* Task instructions *
Which lines hold the word "this"? Copy each of them from the material.

(Plotting code records)
────
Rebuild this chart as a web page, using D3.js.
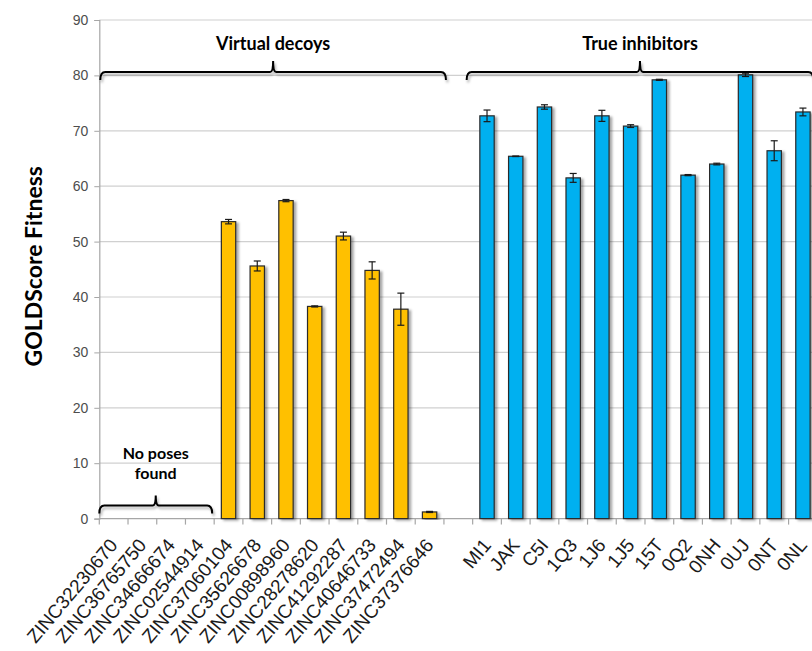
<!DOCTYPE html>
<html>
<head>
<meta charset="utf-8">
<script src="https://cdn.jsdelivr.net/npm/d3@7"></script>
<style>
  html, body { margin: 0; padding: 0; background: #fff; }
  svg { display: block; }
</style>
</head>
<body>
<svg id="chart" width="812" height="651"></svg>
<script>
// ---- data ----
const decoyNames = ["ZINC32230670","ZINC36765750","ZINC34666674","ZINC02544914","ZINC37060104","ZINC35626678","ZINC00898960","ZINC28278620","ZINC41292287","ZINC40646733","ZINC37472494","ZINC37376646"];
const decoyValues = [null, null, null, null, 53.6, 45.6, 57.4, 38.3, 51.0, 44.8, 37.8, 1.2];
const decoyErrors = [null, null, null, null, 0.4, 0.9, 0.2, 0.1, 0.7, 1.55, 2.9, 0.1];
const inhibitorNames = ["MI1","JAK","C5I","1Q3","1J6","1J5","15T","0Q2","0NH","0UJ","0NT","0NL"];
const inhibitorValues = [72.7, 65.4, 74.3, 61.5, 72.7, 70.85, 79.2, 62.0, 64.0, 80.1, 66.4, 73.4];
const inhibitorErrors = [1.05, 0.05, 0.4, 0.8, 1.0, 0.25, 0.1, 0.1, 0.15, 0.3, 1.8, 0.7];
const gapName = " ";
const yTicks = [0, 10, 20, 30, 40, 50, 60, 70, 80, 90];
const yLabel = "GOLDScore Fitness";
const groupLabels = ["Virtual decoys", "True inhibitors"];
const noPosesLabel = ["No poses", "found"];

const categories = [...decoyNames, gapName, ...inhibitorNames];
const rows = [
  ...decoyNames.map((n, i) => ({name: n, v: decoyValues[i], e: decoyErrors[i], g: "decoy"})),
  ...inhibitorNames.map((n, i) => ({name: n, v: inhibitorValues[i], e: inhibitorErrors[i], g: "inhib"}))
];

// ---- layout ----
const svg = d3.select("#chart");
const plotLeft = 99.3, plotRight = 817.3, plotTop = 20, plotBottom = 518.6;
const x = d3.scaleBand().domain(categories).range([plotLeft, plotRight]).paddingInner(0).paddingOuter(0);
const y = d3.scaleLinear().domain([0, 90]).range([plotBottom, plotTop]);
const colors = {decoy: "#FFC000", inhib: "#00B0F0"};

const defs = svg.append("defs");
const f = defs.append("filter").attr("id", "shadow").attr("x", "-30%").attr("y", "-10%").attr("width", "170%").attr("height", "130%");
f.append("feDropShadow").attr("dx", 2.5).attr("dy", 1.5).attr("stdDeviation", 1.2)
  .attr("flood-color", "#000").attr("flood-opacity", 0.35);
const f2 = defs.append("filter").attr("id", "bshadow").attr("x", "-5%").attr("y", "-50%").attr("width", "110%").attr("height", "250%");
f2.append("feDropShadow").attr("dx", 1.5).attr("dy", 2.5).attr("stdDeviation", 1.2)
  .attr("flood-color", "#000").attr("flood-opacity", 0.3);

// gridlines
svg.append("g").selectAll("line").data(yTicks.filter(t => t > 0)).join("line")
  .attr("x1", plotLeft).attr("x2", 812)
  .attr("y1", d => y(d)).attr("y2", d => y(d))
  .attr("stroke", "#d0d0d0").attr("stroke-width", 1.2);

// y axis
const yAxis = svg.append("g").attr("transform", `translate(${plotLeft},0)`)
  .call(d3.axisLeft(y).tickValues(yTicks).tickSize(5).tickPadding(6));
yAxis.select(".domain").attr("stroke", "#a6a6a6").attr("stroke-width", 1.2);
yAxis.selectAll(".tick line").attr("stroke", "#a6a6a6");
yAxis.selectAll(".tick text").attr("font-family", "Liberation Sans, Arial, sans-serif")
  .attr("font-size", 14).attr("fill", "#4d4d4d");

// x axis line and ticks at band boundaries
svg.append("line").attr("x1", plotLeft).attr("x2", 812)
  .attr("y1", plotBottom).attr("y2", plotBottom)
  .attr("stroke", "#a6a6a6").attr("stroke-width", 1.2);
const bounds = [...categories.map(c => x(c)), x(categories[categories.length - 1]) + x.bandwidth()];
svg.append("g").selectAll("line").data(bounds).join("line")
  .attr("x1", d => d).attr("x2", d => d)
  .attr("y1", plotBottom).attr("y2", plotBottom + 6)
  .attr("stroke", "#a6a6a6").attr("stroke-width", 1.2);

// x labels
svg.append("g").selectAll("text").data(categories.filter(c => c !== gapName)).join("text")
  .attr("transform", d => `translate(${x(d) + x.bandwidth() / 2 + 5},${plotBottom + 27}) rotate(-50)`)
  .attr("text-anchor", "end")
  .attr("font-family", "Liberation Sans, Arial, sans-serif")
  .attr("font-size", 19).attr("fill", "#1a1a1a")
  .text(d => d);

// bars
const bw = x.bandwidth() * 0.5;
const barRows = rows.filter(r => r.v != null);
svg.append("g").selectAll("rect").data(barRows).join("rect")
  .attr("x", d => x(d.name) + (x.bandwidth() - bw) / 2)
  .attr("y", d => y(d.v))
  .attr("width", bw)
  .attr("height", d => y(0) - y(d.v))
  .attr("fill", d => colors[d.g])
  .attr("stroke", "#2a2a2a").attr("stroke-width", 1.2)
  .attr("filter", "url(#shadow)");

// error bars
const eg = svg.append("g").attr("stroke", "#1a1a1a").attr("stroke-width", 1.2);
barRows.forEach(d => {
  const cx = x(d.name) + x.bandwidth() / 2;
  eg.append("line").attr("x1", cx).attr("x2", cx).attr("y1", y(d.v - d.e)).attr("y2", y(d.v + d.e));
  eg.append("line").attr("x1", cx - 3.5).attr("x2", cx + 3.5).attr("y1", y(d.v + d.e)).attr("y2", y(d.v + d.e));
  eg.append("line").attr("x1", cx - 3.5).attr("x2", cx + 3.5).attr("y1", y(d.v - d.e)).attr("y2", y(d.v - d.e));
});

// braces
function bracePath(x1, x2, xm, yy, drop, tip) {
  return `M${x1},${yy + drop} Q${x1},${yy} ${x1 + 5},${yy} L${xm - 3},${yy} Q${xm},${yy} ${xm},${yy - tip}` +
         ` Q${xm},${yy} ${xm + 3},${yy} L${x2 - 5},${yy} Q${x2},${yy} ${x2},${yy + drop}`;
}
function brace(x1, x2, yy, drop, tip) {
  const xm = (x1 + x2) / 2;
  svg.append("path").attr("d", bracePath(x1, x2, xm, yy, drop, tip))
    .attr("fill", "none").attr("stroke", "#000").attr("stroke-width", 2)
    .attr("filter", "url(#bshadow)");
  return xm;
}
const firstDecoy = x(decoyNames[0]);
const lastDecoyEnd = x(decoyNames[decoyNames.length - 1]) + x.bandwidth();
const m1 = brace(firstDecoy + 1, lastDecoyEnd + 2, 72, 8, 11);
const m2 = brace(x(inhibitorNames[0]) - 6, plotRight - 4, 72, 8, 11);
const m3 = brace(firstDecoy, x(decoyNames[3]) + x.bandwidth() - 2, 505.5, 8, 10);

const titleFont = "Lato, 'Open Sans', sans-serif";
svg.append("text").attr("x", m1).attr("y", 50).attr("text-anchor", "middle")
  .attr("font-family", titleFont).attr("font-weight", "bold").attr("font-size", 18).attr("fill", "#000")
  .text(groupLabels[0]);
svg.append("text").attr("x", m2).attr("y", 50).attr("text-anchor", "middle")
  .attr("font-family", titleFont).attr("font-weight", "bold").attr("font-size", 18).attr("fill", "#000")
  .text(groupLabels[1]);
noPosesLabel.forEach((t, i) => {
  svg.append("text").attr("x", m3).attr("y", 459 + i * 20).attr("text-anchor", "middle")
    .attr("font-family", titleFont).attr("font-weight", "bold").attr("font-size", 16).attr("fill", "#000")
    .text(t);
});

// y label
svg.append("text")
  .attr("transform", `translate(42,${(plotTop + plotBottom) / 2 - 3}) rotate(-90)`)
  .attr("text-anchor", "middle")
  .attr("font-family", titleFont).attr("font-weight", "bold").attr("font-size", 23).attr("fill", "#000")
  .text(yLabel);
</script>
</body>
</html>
────
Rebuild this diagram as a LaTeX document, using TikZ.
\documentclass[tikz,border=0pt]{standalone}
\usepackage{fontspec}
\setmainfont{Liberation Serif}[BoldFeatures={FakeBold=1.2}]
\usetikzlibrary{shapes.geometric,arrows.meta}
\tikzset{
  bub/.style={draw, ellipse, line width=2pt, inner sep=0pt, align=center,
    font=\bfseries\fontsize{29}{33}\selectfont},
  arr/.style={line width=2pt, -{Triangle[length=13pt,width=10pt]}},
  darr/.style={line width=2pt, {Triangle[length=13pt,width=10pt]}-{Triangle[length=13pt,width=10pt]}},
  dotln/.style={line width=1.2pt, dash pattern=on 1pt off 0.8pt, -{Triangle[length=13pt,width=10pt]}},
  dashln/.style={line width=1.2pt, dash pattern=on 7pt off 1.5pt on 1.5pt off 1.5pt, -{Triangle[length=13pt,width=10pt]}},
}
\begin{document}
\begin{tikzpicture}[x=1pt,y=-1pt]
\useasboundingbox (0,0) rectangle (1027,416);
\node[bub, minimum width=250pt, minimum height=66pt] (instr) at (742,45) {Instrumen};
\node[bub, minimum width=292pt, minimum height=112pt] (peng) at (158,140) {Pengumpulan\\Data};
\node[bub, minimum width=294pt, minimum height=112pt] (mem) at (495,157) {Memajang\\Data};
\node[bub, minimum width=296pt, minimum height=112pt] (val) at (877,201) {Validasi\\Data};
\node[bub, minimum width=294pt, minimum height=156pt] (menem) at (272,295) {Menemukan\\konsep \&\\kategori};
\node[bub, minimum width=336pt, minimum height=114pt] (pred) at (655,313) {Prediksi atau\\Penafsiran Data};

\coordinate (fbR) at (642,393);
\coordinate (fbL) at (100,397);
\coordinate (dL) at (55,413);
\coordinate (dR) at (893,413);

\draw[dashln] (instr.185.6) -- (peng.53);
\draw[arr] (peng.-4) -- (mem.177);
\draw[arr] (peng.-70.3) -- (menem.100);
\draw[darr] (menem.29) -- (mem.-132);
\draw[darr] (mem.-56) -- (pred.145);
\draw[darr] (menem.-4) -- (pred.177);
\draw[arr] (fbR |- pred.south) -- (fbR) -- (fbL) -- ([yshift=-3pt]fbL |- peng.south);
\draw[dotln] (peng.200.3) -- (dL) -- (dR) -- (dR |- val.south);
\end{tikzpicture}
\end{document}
────
* Exercise response *
Rebuild this chart as a web page, using D3.js.
Rebuild this diagram as a LaTeX document, using TikZ.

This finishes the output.